* Start Material provided *
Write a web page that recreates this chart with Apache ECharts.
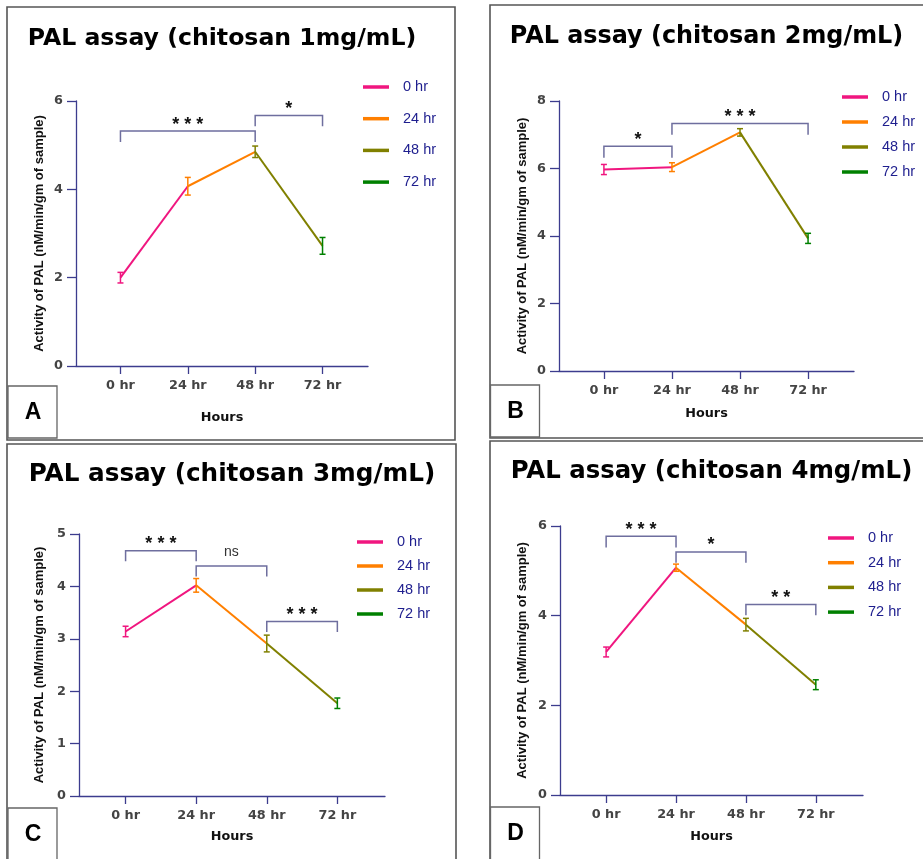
<!DOCTYPE html>
<html>
<head>
<meta charset="utf-8">
<script src="https://cdn.jsdelivr.net/npm/echarts@6/dist/echarts.min.js"></script>
<style>
  html, body { margin: 0; padding: 0; background: #fff; }
  #chart { width: 923px; height: 859px; }
</style>
</head>
<body>
<div id="chart"></div>
<script>
// categories
const hours = ["0 hr", "24 hr", "48 hr", "72 hr"];
const hourColors = ["#f0167f", "#ff7f00", "#808000", "#008000"];

// mean activity and error
const meanA = [2.0, 4.07, 4.85, 2.72];
const errA = [0.12, 0.2, 0.13, 0.19];
const meanB = [5.97, 6.04, 7.07, 3.93];
const errB = [0.15, 0.13, 0.11, 0.15];
const meanC = [3.14, 4.02, 2.91, 1.77];
const errC = [0.1, 0.13, 0.16, 0.1];
const meanD = [3.19, 5.07, 3.8, 2.46];
const errD = [0.11, 0.08, 0.14, 0.11];

// significance brackets: [from, to, top, leg end]
const sigA = [[0, 2, 5.32, 5.07], [2, 3, 5.67, 5.43]];
const sigLabelsA = ["***", "*"];
const sigB = [[0, 1, 6.66, 6.32], [1, 3, 7.33, 7.0]];
const sigLabelsB = ["*", "***"];
const sigC = [[0, 1, 4.68, 4.48], [1, 2, 4.39, 4.19], [2, 3, 3.33, 3.13]];
const sigLabelsC = ["***", "ns", "***"];
const sigD = [[0, 1, 5.77, 5.52], [1, 2, 5.42, 5.18], [2, 3, 4.25, 4.01]];
const sigLabelsD = ["***", "*", "**"];

const yTitle = "Activity of PAL (nM/min/gm of sample)";

const panels = [
  { letter: "A", title: "PAL assay (chitosan 1mg/mL)", mean: meanA, err: errA, sig: sigA, sigLabels: sigLabelsA,
    yMax: 6, yStep: 2,
    grid: { left: 76, top: 101, width: 292, height: 265 },
    titlePos: [222, 39, 23.6], nameGap: [30, 45],
    legend: { left: 363, top: 79, gap: 15.7 },
    box: [8, 386, 49, 52], frame: [7, 7, 448, 433] },
  { letter: "B", title: "PAL assay (chitosan 2mg/mL)", mean: meanB, err: errB, sig: sigB, sigLabels: sigLabelsB,
    yMax: 8, yStep: 2,
    grid: { left: 559, top: 101, width: 295, height: 270 },
    titlePos: [706.5, 37, 23.9], nameGap: [30.5, 36],
    legend: { left: 842, top: 89, gap: 9 },
    box: [490.5, 385, 49, 52], frame: [490, 5, 450, 433] },
  { letter: "C", title: "PAL assay (chitosan 3mg/mL)", mean: meanC, err: errC, sig: sigC, sigLabels: sigLabelsC,
    yMax: 5, yStep: 1,
    grid: { left: 79, top: 534, width: 306, height: 262 },
    titlePos: [232, 475, 24.7], nameGap: [33, 34.5],
    legend: { left: 357, top: 534, gap: 8 },
    box: [8, 808, 49, 60], frame: [7, 444, 449, 430] },
  { letter: "D", title: "PAL assay (chitosan 4mg/mL)", mean: meanD, err: errD, sig: sigD, sigLabels: sigLabelsD,
    yMax: 6, yStep: 2,
    grid: { left: 560, top: 526, width: 303, height: 269 },
    titlePos: [711.5, 472, 24.4], nameGap: [31.5, 35],
    legend: { left: 828, top: 530, gap: 8.7 },
    box: [490.5, 807, 49, 60], frame: [490, 441, 450, 430] },
];

const axisColor = "#3c3c8e";
const tickFont = { color: "#444", fontWeight: "bold", fontFamily: "DejaVu Sans", fontSize: 12.8 };

function errorRenderer(params, api) {
  const x = api.value(0), m = api.value(1), e = api.value(2);
  const top = api.coord([x, m + e]);
  const bot = api.coord([x, m - e]);
  const st = { stroke: hourColors[params.dataIndex], lineWidth: 1.5 };
  const hw = 3;
  return {
    type: "group",
    children: [
      { type: "line", shape: { x1: top[0], y1: top[1], x2: bot[0], y2: bot[1] }, style: st },
      { type: "line", shape: { x1: top[0] - hw, y1: top[1], x2: top[0] + hw, y2: top[1] }, style: st },
      { type: "line", shape: { x1: bot[0] - hw, y1: bot[1], x2: bot[0] + hw, y2: bot[1] }, style: st },
    ],
  };
}

function bracketRenderer(labels) {
  return function (params, api) {
    const x1 = api.value(0), x2 = api.value(1), yt = api.value(2), yl = api.value(3);
    const a = api.coord([x1, yt]), b = api.coord([x2, yt]);
    const al = api.coord([x1, yl]), bl = api.coord([x2, yl]);
    const label = labels[params.dataIndex];
    const stars = label.indexOf("*") >= 0;
    return {
      type: "group",
      children: [
        { type: "polyline", shape: { points: [al, a, b, bl] },
          style: { stroke: "#6e6e9e", lineWidth: 1.5, fill: "none" } },
        { type: "text", x: (a[0] + b[0]) / 2, y: a[1] - (stars ? 6.5 : 14),
          style: {
            text: stars ? label.split("").join(" ") : label,
            fill: stars ? "#111" : "#333",
            font: stars ? "bold 18px 'Liberation Sans'" : "14px 'Liberation Sans'",
            textAlign: "center", textVerticalAlign: "middle",
          } },
      ],
    };
  };
}

const grids = [], xAxes = [], yAxes = [], series = [], legends = [], graphics = [];

panels.forEach((p, i) => {
  grids.push(Object.assign({ outerBoundsMode: "none", containLabel: false }, p.grid));

  xAxes.push({
    type: "value", gridIndex: i, min: -0.66, max: 3.675,
    name: "Hours", nameLocation: "middle", nameGap: p.nameGap[1],
    nameTextStyle: { color: "#111", fontWeight: "bold", fontFamily: "DejaVu Sans", fontSize: 12.8 },
    axisLine: { show: true, onZero: false, lineStyle: { color: axisColor, width: 1.3 } },
    axisTick: { show: true, length: 8, customValues: [0, 1, 2, 3], lineStyle: { color: axisColor, width: 1.3 } },
    axisLabel: Object.assign({ margin: 13, customValues: [0, 1, 2, 3], formatter: (v) => hours[v] }, tickFont),
    splitLine: { show: false },
  });

  yAxes.push({
    type: "value", gridIndex: i, min: 0, max: p.yMax, interval: p.yStep,
    name: yTitle, nameLocation: "middle", nameGap: p.nameGap[0], nameRotate: 90,
    nameTextStyle: { color: "#111", fontWeight: "bold", fontFamily: "Liberation Sans", fontSize: 13 },
    axisLine: { show: true, onZero: false, lineStyle: { color: axisColor, width: 1.3 } },
    axisTick: { show: true, length: 9, lineStyle: { color: axisColor, width: 1.3 } },
    axisLabel: Object.assign({ margin: 13 }, tickFont),
    splitLine: { show: false },
  });

  hours.forEach((h, k) => {
    const pts = [[k, p.mean[k]]];
    if (k < hours.length - 1) pts.push([k + 1, p.mean[k + 1]]);
    series.push({
      type: "line", name: h, xAxisIndex: i, yAxisIndex: i,
      data: pts, symbol: "none", showSymbol: false,
      color: hourColors[k],
      lineStyle: { color: hourColors[k], width: 2 },
      itemStyle: { color: hourColors[k] },
      z: 2, silent: true,
    });
  });

  series.push({
    type: "custom", xAxisIndex: i, yAxisIndex: i, z: 4, silent: true,
    data: p.mean.map((m, k) => [k, m, p.err[k]]),
    renderItem: errorRenderer,
  });

  series.push({
    type: "custom", xAxisIndex: i, yAxisIndex: i, z: 3, silent: true,
    data: p.sig,
    renderItem: bracketRenderer(p.sigLabels),
  });

  legends.push({
    orient: "vertical", left: p.legend.left, top: p.legend.top, padding: 0,
    itemGap: p.legend.gap, itemWidth: 26, itemHeight: 3.5, icon: "rect",
    data: hours, selectedMode: false,
    textStyle: { color: "#1e1e8e", fontSize: 14.5, fontFamily: "Liberation Sans", lineHeight: 16, padding: [0, 0, 0, 9] },
  });

  const f = p.frame;
  graphics.push({
    type: "rect", silent: true, z: 0,
    shape: { x: f[0], y: f[1], width: f[2], height: f[3] },
    style: { fill: "none", stroke: "#555", lineWidth: 1.6 },
  });
  const bx = p.box;
  graphics.push({
    type: "rect", silent: true, z: 1,
    shape: { x: bx[0], y: bx[1], width: bx[2], height: bx[3] },
    style: { fill: "#fff", stroke: "#666", lineWidth: 1.3 },
  });
  graphics.push({
    type: "text", silent: true, z: 2,
    x: bx[0] + 25, y: bx[1] + 26.5,
    style: { text: p.letter, font: "bold 23px 'Liberation Sans'", fill: "#000",
      textAlign: "center", textVerticalAlign: "middle" },
  });
  graphics.push({
    type: "text", silent: true, z: 2,
    x: p.titlePos[0], y: p.titlePos[1],
    style: { text: p.title, font: "bold " + p.titlePos[2] + "px 'DejaVu Sans'", fill: "#000",
      textAlign: "center", textVerticalAlign: "middle" },
  });
});

const chart = echarts.init(document.getElementById("chart"));
chart.setOption({
  animation: false,
  backgroundColor: "#fff",
  grid: grids,
  xAxis: xAxes,
  yAxis: yAxes,
  legend: legends,
  series: series,
  graphic: graphics,
});
</script>
</body>
</html>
* End Material provided *
> Instructions to follow:
Return exactly what appears from the opening line of the material through the line with "of PAL (nM/min/gm", apart from the pictures.

> Expected answer:
Write a web page that recreates this chart with Apache ECharts.
<!DOCTYPE html>
<html>
<head>
<meta charset="utf-8">
<script src="https://cdn.jsdelivr.net/npm/echarts@6/dist/echarts.min.js"></script>
<style>
  html, body { margin: 0; padding: 0; background: #fff; }
  #chart { width: 923px; height: 859px; }
</style>
</head>
<body>
<div id="chart"></div>
<script>
// categories
const hours = ["0 hr", "24 hr", "48 hr", "72 hr"];
const hourColors = ["#f0167f", "#ff7f00", "#808000", "#008000"];

// mean activity and error
const meanA = [2.0, 4.07, 4.85, 2.72];
const errA = [0.12, 0.2, 0.13, 0.19];
const meanB = [5.97, 6.04, 7.07, 3.93];
const errB = [0.15, 0.13, 0.11, 0.15];
const meanC = [3.14, 4.02, 2.91, 1.77];
const errC = [0.1, 0.13, 0.16, 0.1];
const meanD = [3.19, 5.07, 3.8, 2.46];
const errD = [0.11, 0.08, 0.14, 0.11];

// significance brackets: [from, to, top, leg end]
const sigA = [[0, 2, 5.32, 5.07], [2, 3, 5.67, 5.43]];
const sigLabelsA = ["***", "*"];
const sigB = [[0, 1, 6.66, 6.32], [1, 3, 7.33, 7.0]];
const sigLabelsB = ["*", "***"];
const sigC = [[0, 1, 4.68, 4.48], [1, 2, 4.39, 4.19], [2, 3, 3.33, 3.13]];
const sigLabelsC = ["***", "ns", "***"];
const sigD = [[0, 1, 5.77, 5.52], [1, 2, 5.42, 5.18], [2, 3, 4.25, 4.01]];
const sigLabelsD = ["***", "*", "**"];

const yTitle = "Activity of PAL (nM/min/gm of sample)";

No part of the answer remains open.